### REQUIRED WORK:
Below, find each line holding "chart" and state how many there are, using the number alone.

** start of GIVEN INFORMATION **

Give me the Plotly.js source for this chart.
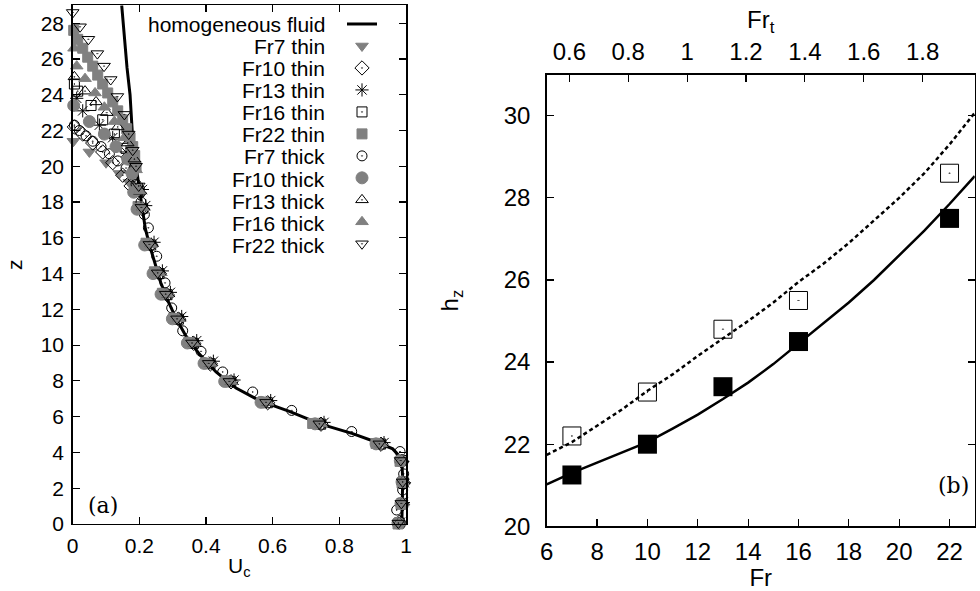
<!DOCTYPE html>
<html>
<head>
<meta charset="utf-8">
<script src="https://cdn.plot.ly/plotly-3.0.1.min.js"></script>
<style>html,body{margin:0;padding:0;background:#fff;}#chart{width:980px;height:591px;}</style>
</head>
<body>
<div id="chart"></div>
<script>
// ---------- Panel (a): velocity profiles ----------
const uHom = [0.147,0.155,0.163,0.172,0.177,0.180,0.186,0.194,0.200,0.208,0.218,0.232,0.247,0.264,0.285,0.310,0.340,0.380,0.430,0.490,0.560,0.650,0.742,0.840,0.922,0.960,0.980,0.988,0.990,0.990,0.988,0.987];
const zHom = [29.0,27.0,25.5,24.0,22.5,21.5,20.5,19.5,18.5,17.5,16.5,15.5,14.5,13.5,12.5,11.5,10.5,9.5,8.5,7.6,6.9,6.3,5.6,5.05,4.5,4.2,3.8,3.3,2.5,1.5,0.5,0.0];

const uFr7thin = [0.002,0.05,0.1,0.14,0.17,0.197,0.207,0.232,0.257,0.281,0.315,0.36,0.41,0.472,0.582,0.742,0.922,0.985,0.99,0.987,0.978];
const zFr7thin = [21.4,20.8,20.2,19.6,19.1,18.62,17.69,15.63,14.04,12.85,11.47,10.12,8.98,7.97,6.8,5.6,4.48,3.55,2.35,1.15,0.05];

const uFr10thin = [0.005,0.03,0.06,0.09,0.12,0.15,0.175,0.2,0.21,0.235,0.26,0.284,0.318,0.363,0.413,0.475,0.585,0.745,0.925,0.987,0.992,0.989,0.98];
const zFr10thin = [22.2,21.8,21.3,20.8,20.2,19.5,18.9,18.5,17.6,15.6,14.0,12.8,11.45,10.1,8.95,7.95,6.78,5.58,4.46,3.5,2.3,1.1,0.1];

const uFr13thin = [0.012,0.03,0.08,0.12,0.16,0.185,0.209,0.219,0.244,0.269,0.293,0.327,0.372,0.422,0.484,0.594,0.754,0.934,0.99,0.995,0.992,0.983];
const zFr13thin = [23.8,23.1,22.3,21.6,20.8,19.9,18.7,17.8,15.75,14.15,12.95,11.6,10.25,9.1,8.05,6.9,5.68,4.55,3.5,2.3,1.2,0.1];

const uFr16thin = [0.005,0.015,0.055,0.09,0.125,0.16,0.185,0.199,0.209,0.234,0.259,0.283,0.317,0.362,0.412,0.474,0.584,0.744,0.924,0.986,0.991,0.988,0.979];
const zFr16thin = [24.6,24.2,23.4,22.6,21.8,21.0,20.1,18.6,17.65,15.6,14.0,12.82,11.45,10.1,8.96,7.95,6.78,5.58,4.47,3.55,2.35,1.15,0.05];

const uFr22thin = [0.003,0.015,0.03,0.045,0.06,0.075,0.09,0.105,0.12,0.135,0.15,0.162,0.172,0.18,0.186,0.19,0.187,0.196,0.22,0.245,0.269,0.303,0.348,0.398,0.46,0.57,0.72,0.91,0.982,0.988,0.985,0.976];
const zFr22thin = [27.6,27.1,26.6,26.1,25.6,25.1,24.6,24.1,23.6,23.1,22.6,22.1,21.6,21.1,20.6,20.0,18.7,17.75,15.7,14.1,12.9,11.5,10.15,9.0,8.0,6.82,5.62,4.5,3.5,2.3,1.1,0.0];

const uFr7thick = [0.005,0.02,0.04,0.06,0.085,0.11,0.135,0.16,0.18,0.19,0.205,0.215,0.227,0.252,0.277,0.297,0.33,0.385,0.45,0.54,0.657,0.837,0.982,0.993,0.99,0.972];
const zFr7thick = [22.3,22.0,21.7,21.4,21.1,20.7,20.3,19.9,19.4,19.0,18.0,17.3,16.56,14.97,13.48,12.08,10.8,9.65,8.5,7.38,6.35,5.17,4.05,2.8,1.9,0.78];

const uFr10thick = [0.003,0.05,0.095,0.13,0.165,0.178,0.183,0.193,0.216,0.241,0.265,0.299,0.344,0.394,0.456,0.565,0.727,0.91,0.983,0.988,0.985,0.976];
const zFr10thick = [23.4,22.5,21.8,21.1,20.4,19.6,18.55,17.6,15.6,14.0,12.85,11.47,10.12,8.98,7.97,6.8,5.6,4.48,3.55,2.35,1.15,0.05];

const uFr13thick = [0.005,0.037,0.07,0.102,0.135,0.165,0.185,0.201,0.211,0.236,0.261,0.285,0.319,0.364,0.414,0.476,0.586,0.746,0.926,0.988,0.992,0.99,0.98];
const zFr13thick = [25.0,24.2,23.6,23.0,22.2,21.3,20.4,18.6,17.7,15.65,14.05,12.85,11.48,10.12,8.98,7.97,6.8,5.6,4.48,3.58,2.38,1.18,0.08];

const uFr16thick = [0.004,0.012,0.037,0.067,0.095,0.125,0.155,0.18,0.19,0.2,0.21,0.235,0.26,0.284,0.318,0.363,0.413,0.475,0.585,0.745,0.925,0.987,0.991,0.989,0.98];
const zFr16thick = [26.6,25.6,24.9,24.1,23.3,22.5,21.6,20.7,19.8,18.62,17.69,15.63,14.04,12.85,11.47,10.12,8.98,7.97,6.8,5.6,4.48,3.55,2.35,1.15,0.05];

const uFr22thick = [0.0,0.022,0.047,0.074,0.094,0.114,0.134,0.155,0.168,0.18,0.19,0.198,0.206,0.23,0.255,0.279,0.313,0.358,0.408,0.47,0.58,0.74,0.92,0.984,0.99,0.986,0.977];
const zFr22thick = [28.6,27.8,27.1,26.3,25.6,24.85,23.9,22.9,21.8,20.9,20.0,18.9,17.7,15.63,14.04,12.85,11.47,10.12,8.98,7.97,6.8,5.6,4.48,3.55,2.35,1.15,0.05];

const legendLabels = ['homogeneous fluid','Fr7 thin','Fr10 thin','Fr13 thin','Fr16 thin','Fr22 thin',
                      'Fr7 thick','Fr10 thick','Fr13 thick','Fr16 thick','Fr22 thick'];

// ---------- Panel (b): h_z vs Fr ----------
const frPts = [7,10,13,16,22];
const hzThin = [21.25,22.0,23.4,24.5,27.5];
const hzThick = [22.2,23.27,24.8,25.5,28.6];
const frCurve = [6,7,8,9,10,11,12,13,14,15,16,17,18,19,20,21,22,23];
const hzCurveSolid = [21.02,21.3,21.55,21.8,22.05,22.38,22.72,23.1,23.5,23.95,24.45,24.95,25.45,26.0,26.6,27.2,27.85,28.53];
const hzCurveDash = [21.74,22.05,22.45,22.85,23.3,23.7,24.15,24.57,25.0,25.45,25.95,26.4,26.9,27.45,28.0,28.6,29.3,30.07];
const frtRange = [0.523,1.977];

const GRAY = '#808080';
const FONT = 'Liberation Sans, Arial, sans-serif';
const SERIF = 'DejaVu Serif, Liberation Serif, serif';

function mk(name, u, z, symbol, color, size) {
  return {
    type: 'scatter', mode: 'markers', name: name, x: u, y: z,
    xaxis: 'x', yaxis: 'y', cliponaxis: false,
    marker: {symbol: symbol, color: color, size: size, line: {color: color, width: 1}}
  };
}

const traces = [
  {type:'scatter', mode:'lines', name:'homogeneous fluid', x:uHom, y:zHom, xaxis:'x', yaxis:'y',
   line:{color:'#000', width:3}},
  mk('Fr7 thin', uFr7thin, zFr7thin, 'triangle-down', GRAY, 11),
  mk('Fr10 thin', uFr10thin, zFr10thin, 'diamond-open-dot', '#000', 11),
  mk('Fr13 thin', uFr13thin, zFr13thin, 'asterisk-open', '#000', 11),
  mk('Fr16 thin', uFr16thin, zFr16thin, 'square-open-dot', '#000', 10),
  mk('Fr22 thin', uFr22thin, zFr22thin, 'square', GRAY, 10),
  mk('Fr7 thick', uFr7thick, zFr7thick, 'circle-open-dot', '#000', 10),
  mk('Fr10 thick', uFr10thick, zFr10thick, 'circle', GRAY, 12),
  mk('Fr13 thick', uFr13thick, zFr13thick, 'triangle-up-open-dot', '#000', 11),
  mk('Fr16 thick', uFr16thick, zFr16thick, 'triangle-up', GRAY, 11),
  mk('Fr22 thick', uFr22thick, zFr22thick, 'triangle-down-open-dot', '#000', 11),
  {type:'scatter', mode:'lines', x:frCurve, y:hzCurveDash, xaxis:'x2', yaxis:'y2', showlegend:false,
   line:{color:'#000', width:2.5, dash:'4px,3px'}},
  {type:'scatter', mode:'lines', x:frCurve, y:hzCurveSolid, xaxis:'x2', yaxis:'y2', showlegend:false,
   line:{color:'#000', width:2.5}},
  {type:'scatter', mode:'markers', x:frPts, y:hzThick, xaxis:'x2', yaxis:'y2', showlegend:false, cliponaxis:false,
   marker:{symbol:'square-open-dot', size:18, color:'#000', line:{color:'#000', width:1}}},
  {type:'scatter', mode:'markers', x:frPts, y:hzThin, xaxis:'x2', yaxis:'y2', showlegend:false, cliponaxis:false,
   marker:{symbol:'square', size:19, color:'#000'}},
  // carrier trace so the top Fr_t axis is drawn (invisible)
  {type:'scatter', mode:'markers', x:frtRange.slice(), y:[20,20], xaxis:'x3', yaxis:'y2', showlegend:false,
   hoverinfo:'skip', marker:{opacity:0, size:1}}
];

// legend sample names are drawn as right-aligned text (gnuplot style)
traces.forEach(function(t){ if (t.name !== undefined) { t.name = ' '; } });

const axBase = {
  showgrid:false, zeroline:false, showline:true, linecolor:'#000', linewidth:1.5,
  ticks:'inside', ticklen:7, tickwidth:1.2, tickcolor:'#000', autorange:false
};

const annotations = [
  {xref:'x', yref:'y', x:0.09, y:1.05, text:'(a)', showarrow:false,
   font:{family:SERIF, size:22, color:'#000'}},
  {xref:'x2', yref:'y2', x:22.15, y:21.0, text:'(b)', showarrow:false,
   font:{family:SERIF, size:22, color:'#000'}}
];
legendLabels.forEach(function(lbl, i){
  annotations.push({xref:'paper', yref:'paper', x:327/980, xanchor:'right',
    y:1 - (24.3 + i*22.1)/591, yanchor:'middle', text:lbl, showarrow:false,
    font:{family:FONT, size:21, color:'#000'}});
});

const layout = {
  width:980, height:591,
  margin:{l:0, r:0, t:0, b:0},
  paper_bgcolor:'#fff', plot_bgcolor:'#fff',
  font:{family:FONT, color:'#000', size:21},
  showlegend:true,
  legend:{x:342/980, xanchor:'left', y:1 - 8/591, yanchor:'top', bgcolor:'rgba(0,0,0,0)',
          font:{family:FONT, size:14.6, color:'#000'}, tracegroupgap:0, itemwidth:30},
  xaxis: Object.assign({}, axBase, {
    domain:[0.0742,0.4143], anchor:'y', range:[0,1], tick0:0, dtick:0.2, mirror:'ticks',
    tickfont:{size:21}, ticklabelstandoff:2,
    title:{text:'U<sub>c</sub>', font:{size:21}, standoff:2}
  }),
  yaxis: Object.assign({}, axBase, {
    domain:[0.1134,0.991], anchor:'x', range:[0,29], tick0:0, dtick:2, mirror:'ticks',
    tickfont:{size:21}, ticklabelstandoff:3,
    title:{text:'z', font:{size:21}, standoff:12}
  }),
  xaxis2: Object.assign({}, axBase, {
    domain:[0.5579,0.9946], anchor:'y2', range:[6,23], tick0:6, dtick:2, mirror:false,
    tickfont:{size:24}, ticklabelstandoff:3,
    title:{text:'Fr', font:{size:24}, standoff:0}
  }),
  xaxis3: Object.assign({}, axBase, {
    overlaying:'x2', side:'top', anchor:'y2', range:[frtRange[0], frtRange[1]], tick0:0.6, dtick:0.2,
    tickfont:{size:24}, ticklabelstandoff:4,
    title:{text:'Fr<sub>t</sub>', font:{size:24}, standoff:2}
  }),
  yaxis2: Object.assign({}, axBase, {
    domain:[0.1095,0.8736], anchor:'x2', range:[20,31], tick0:20, dtick:2, mirror:'ticks',
    tickfont:{size:24}, ticklabelstandoff:10,
    title:{text:'h<sub>z</sub>', font:{size:24}, standoff:38}
  }),
  annotations: annotations
};

Plotly.newPlot('chart', traces, layout, {displayModeBar:false, staticPlot:true});
</script>
</body>
</html>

** end of GIVEN INFORMATION **

### ANSWER TO THIS TASK:
4